Additionaly, TimeSeries() produces warning messages when data has missing values. The user should be informed but not concerned about it.

ideamdb::TimeSeries("Example_IDEAM", variable = "VALORES TOTALES DIARIOS DE PRECIPITACION (mms)")
ideamdb::TimeSeries("Example_IDEAM", station = "all", variable = "VALORES TOTALES DIARIOS DE PRECIPITACION (mms)")
ideamdb::TimeSeries("Example_IDEAM", station = "todas", variable = "VALORES TOTALES DIARIOS DE PRECIPITACION (mms)")
Print time series chart and boxplot for a specific variable in all stations.

ideamdb::TimeSeries("Example_IDEAM", station = "LUCERO")
ideamdb::TimeSeries("Example_IDEAM", station = "LUCERO", variable = "all")
ideamdb::TimeSeries("Example_IDEAM", station = "LUCERO", variable = "todas")
Print time series chart and boxplot for all variables collected in a specific station.

ideamdb::TimeSeries("Example_IDEAM", station = "LUCERO", variable = "VALORES TOTALES DIARIOS DE PRECIPITACION (mms)")
Print a time series chart and boxplot for a specific variable and station. Figure 4 and Figure 5 show the resulting graphs for this subsetting.

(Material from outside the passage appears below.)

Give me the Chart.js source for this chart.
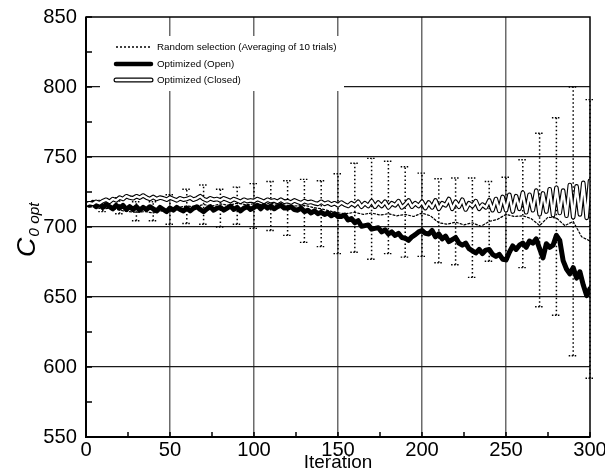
<!DOCTYPE html>
<html>
<head>
<meta charset="utf-8">
<script src="https://cdn.jsdelivr.net/npm/chart.js@4.4.0/dist/chart.umd.min.js"></script>
<style>
  html, body { margin: 0; padding: 0; background: #fff; }
  #wrap { width: 605px; height: 475px; }
</style>
</head>
<body>
<div id="wrap"><canvas id="chart" width="605" height="475"></canvas></div>
<script>
// --- data ---
const iterations = [
    0, 2, 4, 6, 8, 10, 12, 14, 16, 18,
    20, 22, 24, 26, 28, 30, 32, 34, 36, 38,
    40, 42, 44, 46, 48, 50, 52, 54, 56, 58,
    60, 62, 64, 66, 68, 70, 72, 74, 76, 78,
    80, 82, 84, 86, 88, 90, 92, 94, 96, 98,
    100, 102, 104, 106, 108, 110, 112, 114, 116, 118,
    120, 122, 124, 126, 128, 130, 132, 134, 136, 138,
    140, 142, 144, 146, 148, 150, 152, 154, 156, 158,
    160, 162, 164, 166, 168, 170, 172, 174, 176, 178,
    180, 182, 184, 186, 188, 190, 192, 194, 196, 198,
    200, 202, 204, 206, 208, 210, 212, 214, 216, 218,
    220, 222, 224, 226, 228, 230, 232, 234, 236, 238,
    240, 242, 244, 246, 248, 250, 252, 254, 256, 258,
    260, 262, 264, 266, 268, 270, 272, 274, 276, 278,
    280, 282, 284, 286, 288, 290, 292, 294, 296, 298,
    300
];

const openValues = [
    717, 715.5, 717.5, 714.5, 716.5, 714, 716, 714.5, 713, 715.5,
    713.5, 715.5, 712.5, 714.5, 712.5, 714.5, 712, 714, 712.5, 714.5,
    713, 711.5, 714, 712.5, 711, 713.5, 712, 714, 712.5, 711.5,
    713.5, 711.5, 713.5, 714.5, 712.5, 711, 713, 714.5, 712, 713.5,
    714, 712, 713.5, 715, 712.5, 714, 711.5, 713.5, 714.5, 712.5,
    714, 715.5, 713, 715.5, 713.5, 715, 713, 714.5, 715.5, 713.5,
    713.5, 714.5, 712.5, 712, 713.5, 711, 712, 710, 711.5, 709.5,
    710.5, 709, 710, 708, 709.5, 707.5, 707.5, 708.5, 705, 706,
    703, 704.5, 700.5, 701, 701.5, 698.5, 699, 699.5, 696.5, 698,
    695, 696.5, 694, 695.5, 692.5, 692, 690.5, 693, 694.5, 696.5,
    697.5, 695.5, 695, 697.5, 693, 695, 691.5, 693.5, 689.5, 691,
    692.5, 688.5, 687, 688.5, 684.5, 683, 681.5, 684, 681, 683.5,
    684, 680.5, 679, 680.5, 677, 676.5, 682, 686.5, 684, 687,
    688.5, 685.5, 690, 688.5, 691.5, 684.5, 678, 688, 685.5, 687,
    694, 690.5, 676, 670, 666.5, 671, 663.5, 668, 658.5, 651,
    656
];

const closedValues = [
    716, 717, 716.5, 718, 717, 718.5, 719.5, 718, 720, 719,
    721, 720, 722, 721, 720.5, 722, 721, 722.5, 721, 720,
    721.5, 720, 721, 720.5, 719.5, 721, 720, 719, 720.5, 719.5,
    720, 721, 719.5, 720.5, 722, 720, 719, 720.5, 719.5, 720,
    719, 720.5, 719.5, 718.5, 720, 719, 718, 719.5, 718.5, 719,
    718.5, 720, 719, 718, 719.5, 718.5, 719, 718, 719.5, 718,
    718.5, 717.5, 719, 718, 717, 718.5, 717.5, 718, 717, 716.5,
    718, 716.5, 717.5, 716, 717, 715.5, 717.5, 716, 715, 717,
    715.5, 718, 714.5, 717, 715, 718.5, 714.5, 717.5, 715, 718,
    714, 717, 715.5, 718.5, 714, 716, 719, 714.5, 717, 715,
    718, 713.5, 717.5, 714, 719, 713, 717, 715.5, 720, 713,
    718, 714.5, 719.5, 712.5, 717, 715, 718.5, 713, 716, 714,
    719, 712, 720, 711.5, 721.5, 712, 723, 711, 722, 713,
    724.5, 710.5, 723, 712, 726, 709, 724, 711, 727, 708.5,
    728, 710, 726, 708, 730, 707, 729, 709, 731.5, 706.5,
    733
];

const randomIters = [
    0, 5, 10, 15, 20, 25, 30, 35, 40, 45,
    50, 55, 60, 65, 70, 75, 80, 85, 90, 95,
    100, 105, 110, 115, 120, 125, 130, 135, 140, 145,
    150, 155, 160, 165, 170, 175, 180, 185, 190, 195,
    200, 205, 210, 215, 220, 225, 230, 235, 240, 245,
    250, 255, 260, 265, 270, 275, 280, 285, 290, 295,
    300
];

const randomMean = [
    715, 714, 713, 713.5, 712, 711, 710.5, 711, 710, 711.5,
    713, 714, 715, 714.5, 716, 715, 716.5, 715.5, 717, 716,
    716.5, 716, 717, 716, 715.5, 715, 715.5, 714, 713, 711.5,
    710, 709.5, 710.5, 709, 710, 708.5, 709.5, 708, 709, 707.5,
    710, 708, 703, 702, 703.5, 701.5, 703, 700.5, 704, 705.5,
    709, 707.5, 708, 706, 701, 707, 706.5, 701, 704, 693,
    690
];

// error bars of the random selection (every 10 iterations)
const barIters = [10, 20, 30, 40, 50, 60, 70, 80, 90, 100, 110, 120, 130, 140, 150,
    160, 170, 180, 190, 200, 210, 220, 230, 240, 250, 260, 270, 280, 290, 300];
const barLow = [711, 709.5, 704.5, 704.5, 702, 702.5, 702, 700, 702, 699, 697.5, 694, 689, 686, 681,
    682, 677, 681, 678.5, 679, 674.5, 673, 664, 675.5, 677, 671, 643, 637, 608, 592];
const barHigh = [719, 721, 718, 718, 723, 727, 730, 727, 728.5, 731, 732.5, 733, 734, 733, 738,
    745.5, 749, 747, 743, 738.5, 734.5, 735, 735, 732.5, 735.5, 748, 767, 778, 800, 791];

const xTicks = [0, 50, 100, 150, 200, 250, 300];
const yTicks = [550, 600, 650, 700, 750, 800, 850];
const xMinor = [25, 75, 125, 175, 225, 275];
const yMinor = [575, 625, 675, 725, 775, 825];

const legendLabels = [
    "Random selection (Averaging of 10 trials)",
    "Optimized (Open)",
    "Optimized (Closed)"
];

// --- font: narrow face if present, otherwise scaled regular ---
const probe = document.createElement("canvas").getContext("2d");
function textWidth(fam) {
    probe.font = "100px " + fam;
    return probe.measureText("Iteration 850").width;
}
const hasNarrow = textWidth("'Liberation Sans Narrow', monospace") !== textWidth("monospace");
const FAMILY = hasNarrow ? "'Liberation Sans Narrow', 'Liberation Sans', sans-serif" : "'Liberation Sans', Arial, sans-serif";
const K = hasNarrow ? 1 : 0.86;

function pts(xs, ys) {
    return xs.map((x, i) => ({ x: x, y: ys[i] }));
}

// error bars drawn behind the lines
const errorBars = {
    id: "errorBars",
    beforeDatasetsDraw(chart) {
        const ctx = chart.ctx;
        const xs = chart.scales.x, ys = chart.scales.y;
        ctx.save();
        ctx.strokeStyle = "#000";
        barIters.forEach((it, i) => {
            const px = xs.getPixelForValue(it);
            const lo = ys.getPixelForValue(barLow[i]);
            const hi = ys.getPixelForValue(barHigh[i]);
            ctx.lineWidth = 1.5;
            ctx.setLineDash([1.5, 2.5]);
            ctx.beginPath();
            ctx.moveTo(px, lo);
            ctx.lineTo(px, hi);
            ctx.stroke();
            ctx.setLineDash([1.5, 1.5]);
            ctx.lineWidth = 1.4;
            ctx.beginPath();
            ctx.moveTo(px - 4.5, lo);
            ctx.lineTo(px + 4.5, lo);
            ctx.moveTo(px - 4.5, hi);
            ctx.lineTo(px + 4.5, hi);
            ctx.stroke();
        });
        ctx.restore();
    }
};

// frame, inner ticks, legend box and the y title
const frame = {
    id: "frame",
    afterDatasetsDraw(chart) {
        const ctx = chart.ctx;
        const a = chart.chartArea;
        const xs = chart.scales.x, ys = chart.scales.y;
        ctx.save();
        ctx.strokeStyle = "#000";
        ctx.lineWidth = 1.5;
        ctx.strokeRect(a.left, a.top, a.right - a.left, a.bottom - a.top);
        ctx.lineWidth = 2;
        ctx.beginPath();
        ctx.moveTo(a.left, a.top);
        ctx.lineTo(a.left, a.bottom);
        ctx.lineTo(a.right, a.bottom);
        ctx.stroke();

        ctx.lineWidth = 1.5;
        ctx.beginPath();
        yMinor.concat(yTicks).forEach(v => {
            const py = ys.getPixelForValue(v);
            ctx.moveTo(a.left, py);
            ctx.lineTo(a.left + 6, py);
        });
        xMinor.concat(xTicks).forEach(v => {
            const px = xs.getPixelForValue(v);
            ctx.moveTo(px, a.bottom);
            ctx.lineTo(px, a.bottom - 5);
        });
        ctx.stroke();

        // legend
        const bx = 100, by = 36, bw = 244, bh = 55;
        ctx.fillStyle = "#fff";
        ctx.fillRect(bx, by, bw, bh);
        const rows = [47, 64, 80];
        const x0 = 116, x1 = 151;
        ctx.strokeStyle = "#000";
        ctx.lineCap = "butt";
        ctx.lineWidth = 1.3;
        ctx.setLineDash([2, 2]);
        ctx.beginPath(); ctx.moveTo(x0, rows[0]); ctx.lineTo(x1, rows[0]); ctx.stroke();
        ctx.setLineDash([]);
        ctx.lineCap = "round";
        ctx.lineWidth = 4.5;
        ctx.beginPath(); ctx.moveTo(x0, rows[1]); ctx.lineTo(x1, rows[1]); ctx.stroke();
        ctx.lineWidth = 5;
        ctx.beginPath(); ctx.moveTo(x0, rows[2]); ctx.lineTo(x1, rows[2]); ctx.stroke();
        ctx.strokeStyle = "#fff";
        ctx.lineWidth = 2.6;
        ctx.beginPath(); ctx.moveTo(x0, rows[2]); ctx.lineTo(x1, rows[2]); ctx.stroke();
        ctx.fillStyle = "#000";
        ctx.font = (11.4 * K) + "px " + FAMILY;
        ctx.textBaseline = "middle";
        ctx.textAlign = "left";
        legendLabels.forEach((t, i) => ctx.fillText(t, 157, rows[i]));
        ctx.restore();
    },
    afterDraw(chart) {
        const ctx = chart.ctx;
        ctx.save();
        ctx.fillStyle = "#000";
        ctx.translate(35, 257);
        ctx.rotate(-Math.PI / 2);
        ctx.textBaseline = "alphabetic";
        ctx.textAlign = "left";
        ctx.font = "italic " + (31 * K) + "px " + FAMILY;
        ctx.fillText("C", 0, 0);
        const w = ctx.measureText("C").width;
        ctx.font = "italic " + (18 * K) + "px " + FAMILY;
        ctx.fillText("0 opt", w + 1, 4);
        ctx.restore();
    }
};

const tickFont = { family: FAMILY, size: 23.5 * K, lineHeight: 1 };

new Chart(document.getElementById("chart"), {
    type: "line",
    data: {
        datasets: [
            {
                label: "Optimized (Closed) inner",
                data: pts(iterations, closedValues),
                borderColor: "#fff",
                borderWidth: 2.4,
                order: 0
            },
            {
                label: legendLabels[2],
                data: pts(iterations, closedValues),
                borderColor: "#000",
                borderWidth: 4.6,
                order: 1
            },
            {
                label: legendLabels[1],
                data: pts(iterations, openValues),
                borderColor: "#000",
                borderWidth: 5,
                order: 2
            },
            {
                label: legendLabels[0],
                data: pts(randomIters, randomMean),
                borderColor: "#000",
                borderWidth: 1.2,
                borderDash: [2, 2],
                order: 3
            }
        ]
    },
    options: {
        responsive: false,
        animation: false,
        devicePixelRatio: 1,
        layout: { padding: { left: 0, top: 17, right: 15, bottom: 0 } },
        elements: {
            point: { radius: 0 },
            line: { tension: 0, borderJoinStyle: "round", borderCapStyle: "round" }
        },
        plugins: {
            legend: { display: false },
            tooltip: { enabled: false }
        },
        scales: {
            x: {
                type: "linear",
                min: 0,
                max: 300,
                afterBuildTicks: s => { s.ticks = xTicks.map(v => ({ value: v })); },
                afterFit: s => {
                    s.height = 38;
                    s.paddingLeft = 0;
                    s.paddingRight = 0;
                },
                border: { display: false },
                grid: {
                    drawTicks: false,
                    lineWidth: 1.5,
                    color: c => (c.tick && (c.tick.value === 0 || c.tick.value === 300)) ? "rgba(0,0,0,0)" : "#6b6b6b"
                },
                ticks: { color: "#000", font: tickFont, padding: 3, maxRotation: 0 },
                title: {
                    display: true,
                    text: "Iteration",
                    color: "#000",
                    font: { family: FAMILY, size: 22 * K, lineHeight: 1 },
                    padding: { top: 0, bottom: 2.5 }
                }
            },
            y: {
                min: 550,
                max: 850,
                afterBuildTicks: s => { s.ticks = yTicks.map(v => ({ value: v })); },
                afterFit: s => {
                    s.width = 86;
                    s.paddingTop = 0;
                    s.paddingBottom = 0;
                },
                border: { display: false },
                grid: {
                    drawTicks: false,
                    lineWidth: 1.2,
                    color: c => (c.tick && (c.tick.value === 550 || c.tick.value === 850)) ? "rgba(0,0,0,0)" : "#1a1a1a"
                },
                ticks: { color: "#000", font: tickFont, padding: 9 }
            }
        }
    },
    plugins: [errorBars, frame]
});
</script>
</body>
</html>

Notice that although both Figure 4 and Figure 5 use the whole data, they are different. On the one hand, Figure 4 is a time series chart of daily data plotted through years of records. On the other hand, Figure is a boxplot (also known as box-and-whisker plot or box-and-whisker diagram) which arrange years of daily records in one graph with the twelve months of the year. Additionally, the boxplot is useful to identify data distribution in quartiles and outliers (statistical observations that are markedly different in value from the others of the sample).